--- YOUR INSTRUCTIONS ---
Can you print the data exactly and leave out each image?
───
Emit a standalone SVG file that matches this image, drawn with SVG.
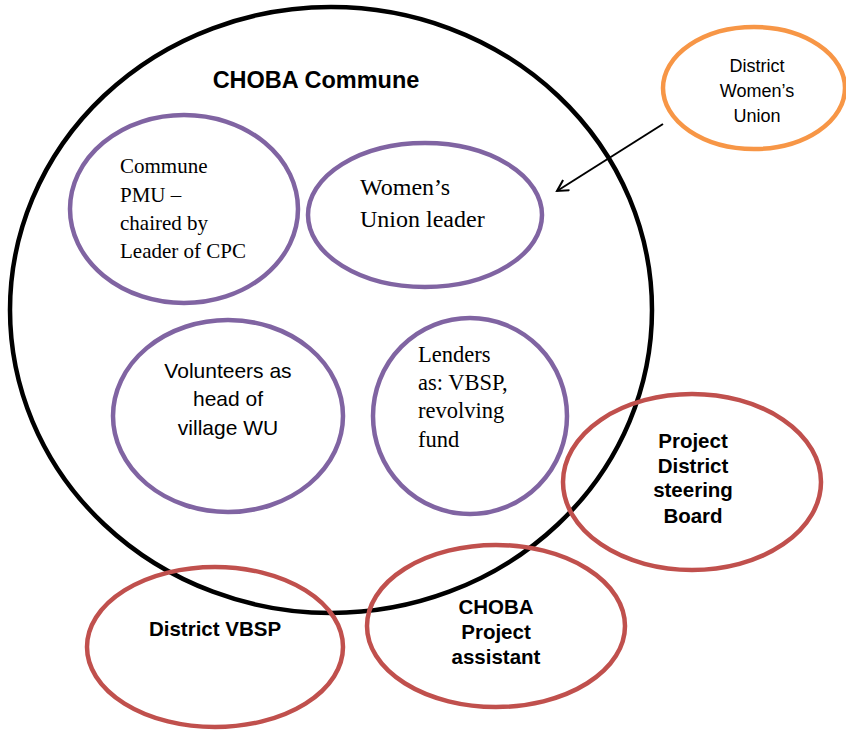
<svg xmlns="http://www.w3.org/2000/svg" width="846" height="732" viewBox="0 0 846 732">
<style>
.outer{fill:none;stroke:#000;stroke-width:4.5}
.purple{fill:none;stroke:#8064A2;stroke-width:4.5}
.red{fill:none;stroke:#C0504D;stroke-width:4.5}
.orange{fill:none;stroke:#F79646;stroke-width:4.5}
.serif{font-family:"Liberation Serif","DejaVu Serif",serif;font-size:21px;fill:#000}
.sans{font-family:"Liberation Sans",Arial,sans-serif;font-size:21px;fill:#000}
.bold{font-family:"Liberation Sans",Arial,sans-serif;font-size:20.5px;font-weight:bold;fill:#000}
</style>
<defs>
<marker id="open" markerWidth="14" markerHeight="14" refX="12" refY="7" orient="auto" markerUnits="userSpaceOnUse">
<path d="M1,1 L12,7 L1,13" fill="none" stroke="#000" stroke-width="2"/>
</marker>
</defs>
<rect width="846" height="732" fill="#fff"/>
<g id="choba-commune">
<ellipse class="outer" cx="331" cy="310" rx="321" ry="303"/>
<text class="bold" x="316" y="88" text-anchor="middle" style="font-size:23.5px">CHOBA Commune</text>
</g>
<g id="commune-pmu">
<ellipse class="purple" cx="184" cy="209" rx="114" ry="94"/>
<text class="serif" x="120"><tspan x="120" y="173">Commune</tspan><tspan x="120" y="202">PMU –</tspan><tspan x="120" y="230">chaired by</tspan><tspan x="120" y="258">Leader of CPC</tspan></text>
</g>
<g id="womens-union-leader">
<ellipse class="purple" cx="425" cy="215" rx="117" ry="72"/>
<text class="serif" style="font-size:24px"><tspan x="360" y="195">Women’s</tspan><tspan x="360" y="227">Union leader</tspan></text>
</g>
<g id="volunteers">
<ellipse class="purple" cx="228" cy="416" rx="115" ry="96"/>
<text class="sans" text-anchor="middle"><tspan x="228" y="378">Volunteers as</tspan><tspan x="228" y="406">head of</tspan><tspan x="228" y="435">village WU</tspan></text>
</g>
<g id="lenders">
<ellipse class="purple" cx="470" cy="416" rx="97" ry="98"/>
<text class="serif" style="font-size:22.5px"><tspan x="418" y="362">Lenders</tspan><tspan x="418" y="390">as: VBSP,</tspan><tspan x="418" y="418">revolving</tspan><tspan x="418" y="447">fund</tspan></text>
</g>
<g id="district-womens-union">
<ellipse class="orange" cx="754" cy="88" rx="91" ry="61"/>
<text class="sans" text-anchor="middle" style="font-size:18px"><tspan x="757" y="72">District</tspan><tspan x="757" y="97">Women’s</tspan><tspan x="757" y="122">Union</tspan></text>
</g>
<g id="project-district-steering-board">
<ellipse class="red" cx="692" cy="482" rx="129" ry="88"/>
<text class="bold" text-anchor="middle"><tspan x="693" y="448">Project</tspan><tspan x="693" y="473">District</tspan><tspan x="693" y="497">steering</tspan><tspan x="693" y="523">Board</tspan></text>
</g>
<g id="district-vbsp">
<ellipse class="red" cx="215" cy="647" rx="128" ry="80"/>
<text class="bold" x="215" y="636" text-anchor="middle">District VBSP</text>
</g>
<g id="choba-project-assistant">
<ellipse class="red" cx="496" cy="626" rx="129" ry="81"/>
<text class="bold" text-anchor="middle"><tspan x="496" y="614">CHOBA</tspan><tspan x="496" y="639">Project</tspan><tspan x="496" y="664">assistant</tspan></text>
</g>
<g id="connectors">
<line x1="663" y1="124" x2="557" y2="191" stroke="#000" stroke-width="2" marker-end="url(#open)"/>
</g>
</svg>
───
--- CORRECT RESPONSE ---
Emit a standalone SVG file that matches this image, drawn with SVG.
<svg xmlns="http://www.w3.org/2000/svg" width="846" height="732" viewBox="0 0 846 732">
<style>
.outer{fill:none;stroke:#000;stroke-width:4.5}
.purple{fill:none;stroke:#8064A2;stroke-width:4.5}
.red{fill:none;stroke:#C0504D;stroke-width:4.5}
.orange{fill:none;stroke:#F79646;stroke-width:4.5}
.serif{font-family:"Liberation Serif","DejaVu Serif",serif;font-size:21px;fill:#000}
.sans{font-family:"Liberation Sans",Arial,sans-serif;font-size:21px;fill:#000}
.bold{font-family:"Liberation Sans",Arial,sans-serif;font-size:20.5px;font-weight:bold;fill:#000}
</style>
<defs>
<marker id="open" markerWidth="14" markerHeight="14" refX="12" refY="7" orient="auto" markerUnits="userSpaceOnUse">
<path d="M1,1 L12,7 L1,13" fill="none" stroke="#000" stroke-width="2"/>
</marker>
</defs>
<rect width="846" height="732" fill="#fff"/>
<g id="choba-commune">
<ellipse class="outer" cx="331" cy="310" rx="321" ry="303"/>
<text class="bold" x="316" y="88" text-anchor="middle" style="font-size:23.5px">CHOBA Commune</text>
</g>
<g id="commune-pmu">
<ellipse class="purple" cx="184" cy="209" rx="114" ry="94"/>
<text class="serif" x="120"><tspan x="120" y="173">Commune</tspan><tspan x="120" y="202">PMU –</tspan><tspan x="120" y="230">chaired by</tspan><tspan x="120" y="258">Leader of CPC</tspan></text>
</g>
<g id="womens-union-leader">
<ellipse class="purple" cx="425" cy="215" rx="117" ry="72"/>
<text class="serif" style="font-size:24px"><tspan x="360" y="195">Women’s</tspan><tspan x="360" y="227">Union leader</tspan></text>
</g>
<g id="volunteers">
<ellipse class="purple" cx="228" cy="416" rx="115" ry="96"/>
<text class="sans" text-anchor="middle"><tspan x="228" y="378">Volunteers as</tspan><tspan x="228" y="406">head of</tspan><tspan x="228" y="435">village WU</tspan></text>
</g>
<g id="lenders">
<ellipse class="purple" cx="470" cy="416" rx="97" ry="98"/>
<text class="serif" style="font-size:22.5px"><tspan x="418" y="362">Lenders</tspan><tspan x="418" y="390">as: VBSP,</tspan><tspan x="418" y="418">revolving</tspan><tspan x="418" y="447">fund</tspan></text>
</g>
<g id="district-womens-union">
<ellipse class="orange" cx="754" cy="88" rx="91" ry="61"/>
<text class="sans" text-anchor="middle" style="font-size:18px"><tspan x="757" y="72">District</tspan><tspan x="757" y="97">Women’s</tspan><tspan x="757" y="122">Union</tspan></text>
</g>
<g id="project-district-steering-board">
<ellipse class="red" cx="692" cy="482" rx="129" ry="88"/>
<text class="bold" text-anchor="middle"><tspan x="693" y="448">Project</tspan><tspan x="693" y="473">District</tspan><tspan x="693" y="497">steering</tspan><tspan x="693" y="523">Board</tspan></text>
</g>
<g id="district-vbsp">
<ellipse class="red" cx="215" cy="647" rx="128" ry="80"/>
<text class="bold" x="215" y="636" text-anchor="middle">District VBSP</text>
</g>
<g id="choba-project-assistant">
<ellipse class="red" cx="496" cy="626" rx="129" ry="81"/>
<text class="bold" text-anchor="middle"><tspan x="496" y="614">CHOBA</tspan><tspan x="496" y="639">Project</tspan><tspan x="496" y="664">assistant</tspan></text>
</g>
<g id="connectors">
<line x1="663" y1="124" x2="557" y2="191" stroke="#000" stroke-width="2" marker-end="url(#open)"/>
</g>
</svg>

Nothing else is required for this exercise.